Em meio a um bilionário escândalo corporativo desde a semana passada, a rede varejista Americanas se destaca, perante alguns pares, por remunerar bem sua diretoria, mostra levantamento com base nas informações prestadas pela companhia no Formulário de Referência, documento que as empresas abertas entregam anualmente à Comissão de Valores Mobiliários (CVM), o órgão regulador do mercado.

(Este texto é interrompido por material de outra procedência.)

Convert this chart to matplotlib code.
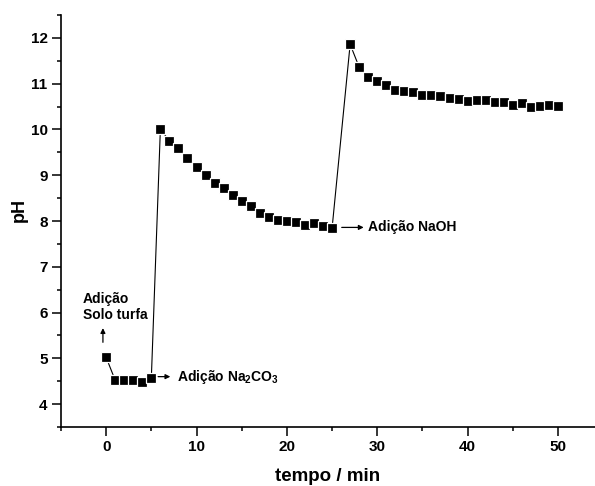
import matplotlib
matplotlib.use("Agg")
import matplotlib.pyplot as plt
import numpy as np

plt.rcParams['font.family'] = ['Liberation Sans', 'DejaVu Sans']
plt.rcParams['font.weight'] = 'bold'
plt.rcParams['mathtext.fontset'] = 'custom'
plt.rcParams['mathtext.rm'] = 'Liberation Sans:bold'
plt.rcParams['mathtext.bf'] = 'Liberation Sans:bold'
plt.rcParams['mathtext.default'] = 'rm'

tempo = [0, 1, 2, 3, 4, 5, 6, 7, 8, 9, 10, 11, 12, 13, 14, 15, 16, 17, 18, 19, 20,
         21, 22, 23, 24, 25, 27, 28, 29, 30, 31, 32, 33, 34, 35, 36, 37, 38, 39, 40,
         41, 42, 43, 44, 45, 46, 47, 48, 49, 50]
ph = [5.02, 4.52, 4.52, 4.53, 4.49, 4.58, 10.02, 9.74, 9.60, 9.38, 9.19, 9.00, 8.84,
      8.73, 8.57, 8.43, 8.33, 8.18, 8.08, 8.03, 8.01, 7.97, 7.92, 7.95, 7.88, 7.84,
      11.86, 11.36, 11.15, 11.06, 10.96, 10.87, 10.83, 10.82, 10.75, 10.75, 10.72,
      10.68, 10.67, 10.63, 10.64, 10.65, 10.60, 10.60, 10.54, 10.57, 10.50, 10.51,
      10.53, 10.51]

fig = plt.figure(figsize=(5.95, 4.86), dpi=100)
ax = fig.add_axes([61/595, 59/486, 534/595, 412/486])

ax.plot(tempo, ph, color='black', lw=0.8, marker='s', markersize=6.6,
        markerfacecolor='black', markeredgecolor='white', markeredgewidth=0.9)

ax.set_xlim(-5, 54.1)
ax.set_ylim(3.5, 12.5)
ax.set_xticks([0, 10, 20, 30, 40, 50])
ax.set_xticks(np.arange(-5, 55, 5), minor=True)
ax.set_yticks([4, 5, 6, 7, 8, 9, 10, 11, 12])
ax.set_yticks(np.arange(3.5, 12.6, 0.5), minor=True)

for s in ['top', 'right']:
    ax.spines[s].set_visible(False)
for s in ['left', 'bottom']:
    ax.spines[s].set_linewidth(1.2)

ax.tick_params(which='major', direction='out', length=6.2, width=1.1, labelsize=11)
ax.tick_params(which='minor', direction='out', length=3.2, width=1.1)
for lab in ax.get_xticklabels() + ax.get_yticklabels():
    lab.set_fontweight('bold')

ax.set_xlabel('tempo / min', fontsize=13.5, fontweight='bold')
ax.set_ylabel('pH', fontsize=13, fontweight='bold')
ax.xaxis.set_label_coords(0.5, -0.1)
ax.yaxis.set_label_coords(-0.079, 0.527)
ax.yaxis.label.set_va('center')

arrow_kw = dict(arrowstyle='-|>', color='black', lw=0.9, mutation_scale=7,
                shrinkA=0, shrinkB=0)

ax.annotate('', xy=(-0.36, 5.66), xytext=(-0.36, 5.35), arrowprops=arrow_kw)
ax.text(-2.55, 5.86, 'Adição\nSolo turfa', fontsize=10, fontweight='bold',
        ha='left', va='baseline', linespacing=1.2)

ax.annotate('', xy=(7.1, 4.6), xytext=(5.75, 4.6), arrowprops=arrow_kw)
ax.text(7.8, 4.6, 'Adição Na$_2$CO$_3$', fontsize=10, fontweight='bold',
        ha='left', va='center')

ax.annotate('', xy=(28.5, 7.86), xytext=(26.07, 7.86), arrowprops=arrow_kw)
ax.text(29.0, 7.86, 'Adição NaOH', fontsize=10, fontweight='bold',
        ha='left', va='center')

fig.savefig('out.png', dpi=100)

No acumulado de uma década, a diretoria da Americanas recebeu, em termos nominais, sem corrigir pela inflação, R$ 505,4 milhões. O valor acumulado é quase o dobro do pago a suas diretorias por dois pares entre as companhias abertas, a Lojas Renner (R$ 252,8 milhões) e a Magalu (R$ 270,9 milhões). Os dados foram compilados pelo o especialista em governança corporativa Renato Chaves, ex-diretor da Previ, o fundo de pensão dos funcionários do Banco do Brasil (BB).
Quando ponderado pela receita líquida ou pelos resultados líquidos, a remuneração total da diretoria da Americanas chama atenção nos anos mais recentes, embora, na média da década, esteja em linha com o praticado Renner e a Magalu. Como proporção da receita líquida, a remuneração da diretoria da Americanas foi 0,27% em 2021, mais do que o dobro da Renner (0,12%) e da Magalu (0,11%). Em 2020, as proporções foram mais próximas: 0,29% para a Americanas, 0,20% para a Renner e 0,21% para a Magalu. Na média de 2012 a 2021, a remuneração total da diretoria da Americanas ficou em 0,29% da receita líquida, até abaixo do 0,39% da Renner.
Segundo Chaves, responsável pelo levantamento, a remuneração como proporção da receita líquida costuma ser a melhor forma de comparar as políticas salariais das companhias em relação à alta direção. O especialista pondera, por outro lado, que na comparação entre as três companhias abertas selecionadas no levantamento, a receita da Americanas é muito maior, o que tende a moderar a proporção da remuneração.
“Eles são agressivos, isso é fato. Todos sabem que as empresas que têm o grupo como controlador (os acionistas de referência da Americanas, Jorge Paulo Lemann, Marcel Telles e Carlos Alberto Sicupira) são agressivos com remuneração”, afirmou Chaves.
A cultura corporativa do trio de investidores, forjada desde os tempos do Banco Garantia, na virada dos anos 1970 para os anos 1980, é de basear a remuneração em pagamentos variáveis, que crescem conforme metas são atingidas. No levantamento de Chaves, o peso dos “bônus”, a parcela variável da remuneração, chama a atenção no caso da Americanas.
Em 2020 e 2021, mesmo com a pandemia de covid-19, a diretoria da empresa recebeu 26% e 27% de sua remuneração total em bônus, respectivamente. Renner e Magalu não pagaram bônus em 2021. Em 2020, os bônus responderam por 9% da remuneração total da diretoria da Renner e por 16%, no caso da Magalu. Na média da década, de 2012 a 2021, essa proporção se aproxima, com a Magalu pagando os mesmos 32% da remuneração total em bônus que a Americanas.
Para Chaves, a cultura corporativa agressiva acaba tornando a perseguição de metas como uma pressão para que os executivos apresentem resultados de curto prazo. A política de remuneração entra aí como uma forma de medir esse sucesso, para além da compensação financeira. E a pressão por atingir metas acaba servindo de incentivo para que executivos cometam fraudes – o problema costuma estar em questão em muitos casos de fraude corporativa.
Na visão de Chaves, a melhor política de governança para lidar com o problema seria reforçar os canais de denúncia interna. Para isso, o ideal é trocar as ouvidorias internas por comitês externos de denúncia – o fato de a instância que vai processar a denúncia ser externa garantiria independência ao processo, evitando que denúncias sejam deixadas de lados por comitês internos constituídos “para inglês ver”, disse Chaves.